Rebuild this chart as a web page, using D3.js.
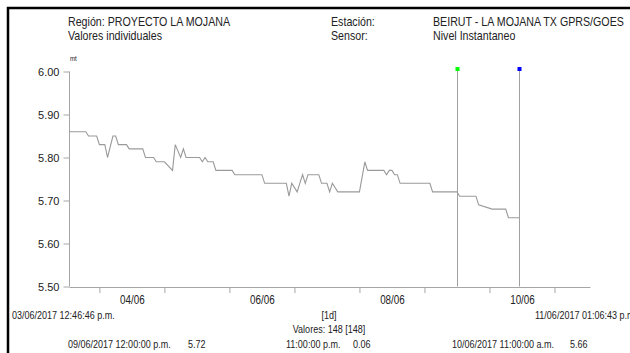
<!DOCTYPE html>
<html>
<head>
<meta charset="utf-8">
<script src="https://cdn.jsdelivr.net/npm/d3@7"></script>
<style>
  html, body { margin: 0; padding: 0; background: #fff; }
  svg { display: block; }
  .nar { font-family: 'Liberation Sans', Arial, sans-serif; fill: #222; }
  .reg { font-family: 'Liberation Sans', Arial, sans-serif; fill: #222; }
</style>
</head>
<body>
<div id="chart"></div>
<script>
// ---- data ----
const times = [
  "03/06/2017 12:46:46", "03/06/2017 19:00:00", "03/06/2017 20:00:00", "03/06/2017 23:00:00",
  "04/06/2017 00:00:00", "04/06/2017 02:00:00", "04/06/2017 03:00:00", "04/06/2017 05:00:00",
  "04/06/2017 06:00:00", "04/06/2017 07:00:00", "04/06/2017 10:00:00", "04/06/2017 11:00:00",
  "04/06/2017 16:00:00", "04/06/2017 17:00:00", "04/06/2017 20:00:00", "04/06/2017 21:00:00",
  "05/06/2017 00:00:00", "05/06/2017 03:00:00", "05/06/2017 04:00:00", "05/06/2017 06:00:00",
  "05/06/2017 07:00:00", "05/06/2017 08:00:00", "05/06/2017 13:00:00", "05/06/2017 14:00:00",
  "05/06/2017 15:00:00", "05/06/2017 16:00:00", "05/06/2017 18:00:00", "05/06/2017 19:00:00",
  "06/06/2017 01:00:00", "06/06/2017 02:00:00", "06/06/2017 12:00:00", "06/06/2017 13:00:00",
  "06/06/2017 21:00:00", "06/06/2017 22:00:00", "06/06/2017 23:00:00", "07/06/2017 01:00:00",
  "07/06/2017 03:00:00", "07/06/2017 04:00:00", "07/06/2017 05:00:00", "07/06/2017 09:00:00",
  "07/06/2017 10:00:00", "07/06/2017 12:00:00", "07/06/2017 13:00:00", "07/06/2017 14:00:00",
  "07/06/2017 16:00:00", "08/06/2017 00:00:00", "08/06/2017 02:00:00", "08/06/2017 03:00:00",
  "08/06/2017 09:00:00", "08/06/2017 10:00:00", "08/06/2017 11:00:00", "08/06/2017 12:00:00",
  "08/06/2017 13:00:00", "08/06/2017 14:00:00", "08/06/2017 15:00:00", "09/06/2017 02:00:00",
  "09/06/2017 03:00:00", "09/06/2017 12:00:00", "09/06/2017 13:00:00", "09/06/2017 19:00:00",
  "09/06/2017 20:00:00", "10/06/2017 01:00:00", "10/06/2017 06:00:00", "10/06/2017 07:00:00",
  "10/06/2017 11:00:00"
];
const values = [
  5.86, 5.86, 5.85, 5.85,
  5.83, 5.83, 5.80, 5.85,
  5.85, 5.83, 5.83, 5.82,
  5.82, 5.80, 5.80, 5.79,
  5.79, 5.77, 5.83, 5.80,
  5.82, 5.80, 5.80, 5.79,
  5.80, 5.79, 5.79, 5.77,
  5.77, 5.76, 5.76, 5.74,
  5.74, 5.71, 5.74, 5.72,
  5.76, 5.74, 5.76, 5.76,
  5.74, 5.74, 5.72, 5.74,
  5.72, 5.72, 5.79, 5.77,
  5.77, 5.76, 5.77, 5.77,
  5.76, 5.76, 5.74, 5.74,
  5.72, 5.72, 5.71, 5.71,
  5.69, 5.68, 5.68, 5.66,
  5.66
];
const periodStart = "03/06/2017 12:46:46";
const periodEnd = "11/06/2017 13:06:43";
const yTicks = [5.50, 5.60, 5.70, 5.80, 5.90, 6.00];
const xLabelDays = ["04/06/2017 12:00:00", "06/06/2017 12:00:00", "08/06/2017 12:00:00", "10/06/2017 12:00:00"];
const cursorTimes = ["09/06/2017 12:00:00", "10/06/2017 11:00:00"];
const cursorColors = ["#00ff00", "#0000ff"];
const headerLeft = ["Región: PROYECTO LA MOJANA", "Valores individuales"];
const headerMidLabels = ["Estación:", "Sensor:"];
const headerRight = ["BEIRUT - LA MOJANA TX GPRS/GOES", "Nivel Instantaneo"];
const unitLabel = "mt";
const footStart = "03/06/2017 12:46:46 p.m.";
const footEnd = "11/06/2017 01:06:43 p.m.";
const footInterval = "[1d]";
const footCount = "Valores: 148 [148]";
const cursorInfo = [
  ["09/06/2017 12:00:00 p.m.", "5.72"],
  ["11:00:00 p.m.", "0.06"],
  ["10/06/2017 11:00:00 a.m.", "5.66"]
];

// ---- drawing ----
const W = 630, H = 353;
const NARROW = 0.82; // horizontal squeeze imitating a narrow face
const parse = d3.timeParse("%d/%m/%Y %H:%M:%S");
const data = times.map((t, i) => ({ t: parse(t), v: values[i] }));

const svg = d3.select("#chart").append("svg").attr("width", W).attr("height", H);
svg.append("rect").attr("width", W).attr("height", H).attr("fill", "#fff");

// frame
svg.append("path").attr("d", `M8,${H + 5} V8 H${W + 5}`).attr("fill", "none")
  .attr("stroke", "#000").attr("stroke-width", 2.5);

const x = d3.scaleTime().domain([parse(periodStart), parse(periodEnd)]).range([69, 590]);
const y = d3.scaleLinear().domain([5.5, 6.0]).range([286.5, 71.5]);

const axisColor = "#a6a6a6";

// narrow text helper
function nt(s, xx, yy, size, anchor, squeeze) {
  return svg.append("g").attr("transform", `translate(${xx},${yy}) scale(${squeeze || NARROW},1)`)
    .append("text").attr("class", "nar").attr("font-size", size)
    .attr("text-anchor", anchor || "start").text(s);
}

// y axis
const gy = svg.append("g").attr("transform", "translate(69.5,0)")
  .call(d3.axisLeft(y).tickValues(yTicks).tickFormat(d3.format(".2f")).tickSize(6).tickPadding(4));
gy.attr("font-family", null);
gy.select(".domain").attr("stroke", axisColor).attr("d", `M0,${y(6.0)}V${y(5.5)}`);
gy.selectAll(".tick line").attr("stroke", axisColor);
gy.selectAll(".tick text").attr("class", "reg").attr("font-size", 11).attr("fill", "#222");

// x axis (day ticks)
const dayTicks = d3.timeDay.range(d3.timeDay.ceil(x.domain()[0]), x.domain()[1]);
const gx = svg.append("g").attr("transform", `translate(0,${y(5.5) + 0.5})`)
  .call(d3.axisBottom(x).tickValues(dayTicks).tickFormat("").tickSize(6).tickSizeOuter(0));
gx.select(".domain").attr("stroke", axisColor);
gx.selectAll(".tick line").attr("stroke", axisColor);

// x labels centred on the days
const gxl = svg.append("g").attr("transform", `translate(0,${y(5.5)})`)
  .call(d3.axisBottom(x).tickValues(xLabelDays.map(parse)).tickFormat(d3.timeFormat("%d/%m")).tickSize(0));
gxl.attr("font-family", null);
gxl.select(".domain").remove();
gxl.selectAll(".tick text").attr("class", "nar").attr("font-size", 12).attr("y", 18).attr("dy", 0)
  .attr("transform", `scale(${NARROW},1)`);

// unit
nt(unitLabel, 70, 61, 7.5);

// cursors
cursorTimes.forEach((c, i) => {
  const cx = Math.round(x(parse(c))) + 0.5;
  svg.append("line").attr("x1", cx).attr("x2", cx).attr("y1", 69).attr("y2", y(5.5))
    .attr("stroke", "#a0a0a0").attr("stroke-width", 1);
  svg.append("rect").attr("x", cx - 2).attr("y", 67).attr("width", 4).attr("height", 4)
    .attr("fill", cursorColors[i]);
});

// data line
svg.append("path").datum(data)
  .attr("fill", "none").attr("stroke", "#9a9a9a").attr("stroke-width", 1.1)
  .attr("d", d3.line().x(d => x(d.t)).y(d => y(d.v)));

// header
const HS = 0.853;
headerLeft.forEach((s, i) => nt(s, 68, 25.5 + i * 14, 12.5, "start", HS));
headerMidLabels.forEach((s, i) => nt(s, 331, 25.5 + i * 14, 12.5, "start", HS));
headerRight.forEach((s, i) => nt(s, 433, 25.5 + i * 14, 12.5, "start", HS));

// footer
nt(footStart, 12, 319, 11);
nt(footInterval, 329, 319, 11, "middle");
nt(footEnd, 535, 319, 11);
nt(footCount, 329, 333, 11, "middle");
nt(cursorInfo[0][0], 68, 348, 11); nt(cursorInfo[0][1], 188, 348, 11);
nt(cursorInfo[1][0], 286, 348, 11); nt(cursorInfo[1][1], 353, 348, 11);
nt(cursorInfo[2][0], 452, 348, 11); nt(cursorInfo[2][1], 570, 348, 11);
</script>
</body>
</html>
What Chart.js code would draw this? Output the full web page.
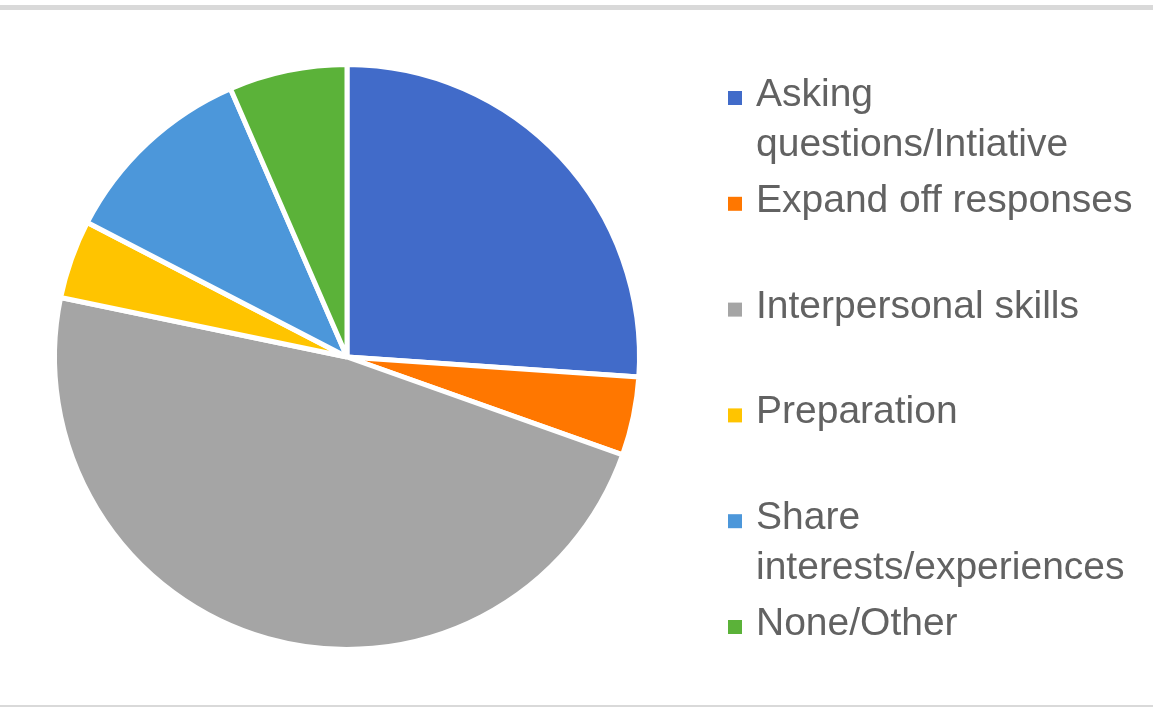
<!DOCTYPE html>
<html>
<head>
<meta charset="utf-8">
<script src="https://cdn.jsdelivr.net/npm/chart.js@4"></script>
<style>
  html, body { margin: 0; padding: 0; background: #fff; }
  #wrap { position: relative; width: 1153px; height: 707px; overflow: hidden; }
  #topRule { position: absolute; left: 0; top: 5px; width: 1153px; height: 5px; background: #d9d9d9; }
  #bottomRule { position: absolute; left: 0; top: 705px; width: 1153px; height: 2px; background: #d9d9d9; }
  canvas { position: absolute; left: 0; top: 0; }
</style>
</head>
<body>
<div id="wrap">
  <div id="topRule"></div>
  <canvas id="pie" width="1153" height="707"></canvas>
  <div id="bottomRule"></div>
</div>
<script>
// categories (a nested array is a wrapped legend entry)
let categories = [
    ['Asking', 'questions/Intiative'],
    'Expand off responses',
    'Interpersonal skills',
    'Preparation',
    ['Share', 'interests/experiences'],
    'None/Other'
]
let responses = [12, 2, 22, 2, 5, 3]
let sliceColors = ['#416bc9', '#ff7700', '#a5a5a5', '#ffc400', '#4c97da', '#5bb239']

// legend on the right, one row per category
const sideLegend = {
    id: 'sideLegend',
    afterDraw(chart) {
        const ctx = chart.ctx
        const colors = chart.data.datasets[0].backgroundColor
        ctx.save()
        ctx.font = '39px "Liberation Sans", Arial, sans-serif'
        ctx.textBaseline = 'alphabetic'
        chart.data.labels.forEach((label, i) => {
            const cy = 98 + i * 105.8
            ctx.fillStyle = colors[i]
            ctx.fillRect(728, cy - 7, 14, 14)
            ctx.fillStyle = '#626262'
            const lines = Array.isArray(label) ? label : [label]
            lines.forEach((line, j) => {
                ctx.fillText(line, 756, cy + 8 + j * 50)
            })
        })
        ctx.restore()
    }
}

new Chart('pie', {
    type: 'pie',
    data: {
        labels: categories,
        datasets: [{
            data: responses,
            backgroundColor: sliceColors,
            borderColor: '#ffffff',
            borderWidth: 5
        }]
    },
    options: {
        responsive: false,
        animation: false,
        layout: {
            padding: { left: 52, right: 511, top: 62, bottom: 55 }
        },
        plugins: {
            legend: { display: false },
            tooltip: { enabled: false }
        }
    },
    plugins: [sideLegend]
});
</script>
</body>
</html>
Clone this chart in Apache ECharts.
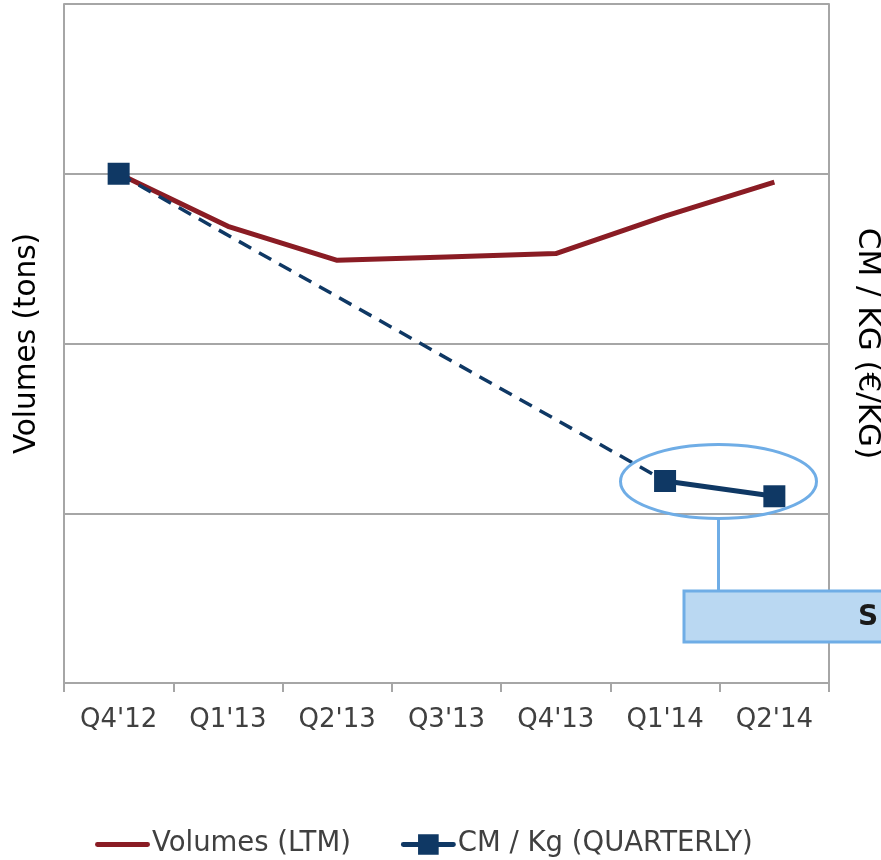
<!DOCTYPE html>
<html>
<head>
<meta charset="utf-8">
<script src="https://cdn.jsdelivr.net/npm/echarts@6/dist/echarts.min.js"></script>
<style>html,body{margin:0;padding:0;background:#fff}#c{width:881px;height:860px}</style>
</head>
<body>
<div id="c"></div>
<script>
const categories = ["Q4'12", "Q1'13", "Q2'13", "Q3'13", "Q4'13", "Q1'14", "Q2'14"];
const volumesLTM = [3.0, 2.69, 2.49, 2.51, 2.53, 2.75, 2.95];
const cmQuarterly = [3.0, null, null, null, null, 1.19, 1.10];
const leftAxisName = 'Volumes (tons)';
const rightAxisName = 'CM / KG (€/KG)';
const annotationText = 'S';

const RED = '#8a1c24';
const NAVY = '#0f3864';
const GRID = '#a6a6a6';
const FONT = 'DejaVu Sans';

const chart = echarts.init(document.getElementById('c'));
const dashedPart = cmQuarterly.map((v, i) => i <= 5 ? v : null);

const redIcon = 'path://M0,0 L0.01,0 L0.01,0.01 Z M2,9 L53,9 A2.5,2.5 0 0 1 53,14 L2,14 A2.5,2.5 0 0 1 2,9 Z M0,22 L0.01,22 L0.01,21.99 Z';
const blueIcon = 'path://M0,0 L0.01,0 L0.01,0.01 Z M2,9 L53,9 A2.5,2.5 0 0 1 53,14 L2,14 A2.5,2.5 0 0 1 2,9 Z M17,1 L38,1 L38,22 L17,22 Z';

chart.setOption({
  animation: false,
  textStyle: { fontFamily: FONT },
  grid: { left: 64, right: 52, top: 4, bottom: 177, containLabel: false, outerBoundsMode: 'none' },
  legend: {
    bottom: 2,
    padding: 0,
    left: 95,
    itemWidth: 55,
    itemHeight: 22,
    itemGap: 50,
    textStyle: { fontSize: 27.5, color: '#404040', fontFamily: FONT, padding: [0, 0, 0, -3] },
    data: [
      { name: 'Volumes (LTM)', icon: redIcon, itemStyle: { color: RED, borderWidth: 0 } },
      { name: 'CM / Kg (QUARTERLY)', icon: blueIcon, itemStyle: { color: NAVY, borderWidth: 0 } }
    ]
  },
  xAxis: {
    type: 'category',
    data: categories,
    boundaryGap: true,
    axisLine: { lineStyle: { color: GRID, width: 2 } },
    axisTick: { show: true, length: 9, lineStyle: { color: GRID, width: 2 } },
    axisLabel: { fontSize: 26, color: '#404040', margin: 24, fontFamily: FONT }
  },
  yAxis: [
    {
      type: 'value', min: 0, max: 4, interval: 1,
      name: leftAxisName, nameLocation: 'middle', nameRotate: 90, nameGap: 22,
      nameTextStyle: { fontSize: 29.5, color: '#000', fontFamily: FONT },
      axisLine: { show: true, lineStyle: { color: GRID, width: 2 } },
      axisTick: { show: false },
      axisLabel: { show: false },
      splitLine: { show: true, lineStyle: { color: GRID, width: 2 } }
    },
    {
      type: 'value', min: 0, max: 4, interval: 1, position: 'right',
      name: rightAxisName, nameLocation: 'middle', nameRotate: -90, nameGap: 23,
      nameTextStyle: { fontSize: 31, color: '#000', fontFamily: FONT },
      axisLine: { show: true, lineStyle: { color: GRID, width: 2 } },
      axisTick: { show: false },
      axisLabel: { show: false },
      splitLine: { show: false }
    }
  ],
  series: [
    {
      name: 'Volumes (LTM)', type: 'line', yAxisIndex: 0, data: volumesLTM,
      symbol: 'none', lineStyle: { color: RED, width: 5 }, itemStyle: { color: RED },
      z: 2
    },
    {
      name: 'CM / Kg (QUARTERLY)', type: 'line', yAxisIndex: 1, data: cmQuarterly,
      connectNulls: false, symbol: 'rect', symbolSize: 22, showAllSymbol: true,
      lineStyle: { color: NAVY, width: 5 }, itemStyle: { color: NAVY },
      z: 4
    },
    {
      name: 'CM / Kg (QUARTERLY)', type: 'line', yAxisIndex: 1, data: dashedPart,
      connectNulls: true, symbol: 'none',
      lineStyle: { color: NAVY, width: 3.5, type: [14, 9] }, itemStyle: { color: NAVY },
      z: 3
    }
  ],
  graphic: [
    { type: 'ellipse', shape: { cx: 718.5, cy: 481.5, rx: 98, ry: 37 },
      style: { fill: 'none', stroke: '#6fade6', lineWidth: 3 }, z: 10 },
    { type: 'line', shape: { x1: 718.5, y1: 519, x2: 718.5, y2: 591 },
      style: { stroke: '#6fade6', lineWidth: 3 }, z: 10 },
    { type: 'rect', shape: { x: 684, y: 591, width: 220, height: 51 },
      style: { fill: '#bad8f2', stroke: '#6fade6', lineWidth: 3 }, z: 10 },
    { type: 'text', x: 858, y: 618,
      style: { text: annotationText, font: 'bold 28px "DejaVu Sans"', fill: '#1a1a1a', verticalAlign: 'middle', align: 'left' }, z: 11 }
  ]
});
</script>
</body>
</html>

□ □ □ □ □

* [What to produce]
Find all the lines containing "page" in the material, then copy them.

* [Finished task]
Rebuild this chart as a web page, using D3.js.
What Chart.js code would draw this? Output the full web page.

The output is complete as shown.